Last week, the Virginia senate passed what could become the nation’s sixth education savings account law, pending a governor’s signature. HB 389 would allow children with special needs to apply for an account. With an account, Virginia would deposit a portion of a child’s funds from the state formula in a private bank account that parents would use to buy educational products and services for their children.
Virginia’s proposal is similar to laws enacted in Arizona, Nevada, Florida, Tennessee, and Mississippi. Education savings accounts in these states allow families to use a child’s account to customize a child’s learning experience with online classes, private school tuition, curricular materials like textbooks, and, critically for children with special needs, educational therapy like speech and occupational therapy.
In Virginia, 13 percent of students—some 161,000 children—have special needs and could use an account to find educational services to help them succeed. As this blog has explained previously, Arizona families are hiring individual tutors to help children with autism, students who were struggling to learn basic skills prior to using an account. Others are combining public school extracurricular activities with home-based instruction, which gives children the chance to interact with their peers and learn in a setting that meets their needs. Such opportunities give hope to children and their parents.

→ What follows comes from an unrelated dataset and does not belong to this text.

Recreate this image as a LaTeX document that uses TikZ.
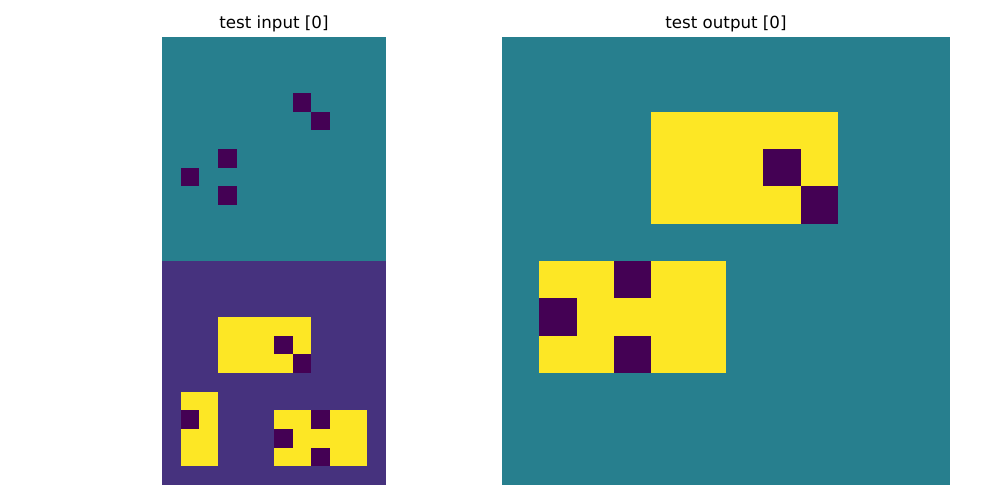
\documentclass[tikz,border=0pt]{standalone}
\usepackage{fontspec}
\setsansfont{DejaVu Sans}
\definecolor{vteal}{HTML}{277F8E}
\definecolor{vpurple}{HTML}{46327E}
\definecolor{vdark}{HTML}{440154}
\definecolor{vyellow}{HTML}{FDE725}
\tikzset{paneltitle/.style={anchor=base,inner sep=0pt,font=\sffamily\fontsize{12}{14}\selectfont}}

\begin{document}
\begin{tikzpicture}[x=0.72pt,y=-0.72pt]
\useasboundingbox (0,0) rectangle (1000,500);
\node[paneltitle] (inTitle) at (274,28.7) {test input [0]};
\node[paneltitle] (outTitle) at (726,28.7) {test output [0]};
% test input, 12 x 24 cells
\begin{scope}[xshift=116.64pt,yshift=-26.64pt,x=13.44pt,y=-13.44pt]
\fill[vteal] (0,0) rectangle (12,12);
\fill[vpurple] (0,12) rectangle (12,24);
\fill[vyellow] (3,15) rectangle (8,18);
\fill[vyellow] (1,19) rectangle (3,23);
\fill[vyellow] (6,20) rectangle (11,23);
\foreach \c/\r in {7/3,8/4,3/6,1/7,3/8,6/16,7/17,1/20,8/20,6/21,8/22}
  \fill[vdark] (\c,\r) rectangle ++(1,1);
\end{scope}
% test output, 12 x 12 cells
\begin{scope}[xshift=361.44pt,yshift=-26.64pt,x=26.88pt,y=-26.88pt]
\fill[vteal] (0,0) rectangle (12,12);
\fill[vyellow] (4,2) rectangle (9,5);
\fill[vyellow] (1,6) rectangle (6,9);
\foreach \c/\r in {7/3,8/4,3/6,1/7,3/8}
  \fill[vdark] (\c,\r) rectangle ++(1,1);
\end{scope}
\end{tikzpicture}
\end{document}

Education savings accounts also provide lawmakers with a solution for large, statewide policy issues looming on the horizon.
Research from Matthew Ladner, Ph.D. at the Foundation for Excellence in Education finds that Virginia and Georgia have something in common: High age-dependency ratios. For Virginia, their score of +19 means the state has a “high percentage of people out of the workforce and a relatively small percentage of people trying to cover the costs of their education, retirement, and health care.”
The U.S. Census projects that Virginia’s public school enrollment will increase by 300,000 students over the next 15 years while the population of adults over 65 will almost double. The expansion in these two sectors will put a strain on taxpayer-funded services in education and health care.
Georgia finds itself in a similar position. Georgia’s +16 score is slightly below the national average of +17, but still points to a future where fewer people are pulling the cart of social programs and increasing numbers are sitting in the cart. The Census estimates Georgia’s student population will increase by a half-million students, while its elderly population will increase by nearly 1 million.
Education savings accounts and other private school choice options like tax credit scholarships (already available in Virginia and Georgia) will help ease the pressure on taxpayers who would be asked to pay for new district school buildings and public school staff. Parental choice in education comes at a significant discount compared to district school services. In Arizona, education savings accounts for children with special needs are worth 90 percent of what is spent on these children in traditional schools while, on average, mainstream students’ accounts amount to 50-60 percent of what taxpayers spend per child in district schools.
Virginia and Georgia badly need solutions like these. Education savings accounts improve the quality of life for participating families and can provide students with choices as the demands for public services increase.
Jonathan Butcher is education director at the Goldwater Institute and senior fellow at the Beacon Center of Tennessee.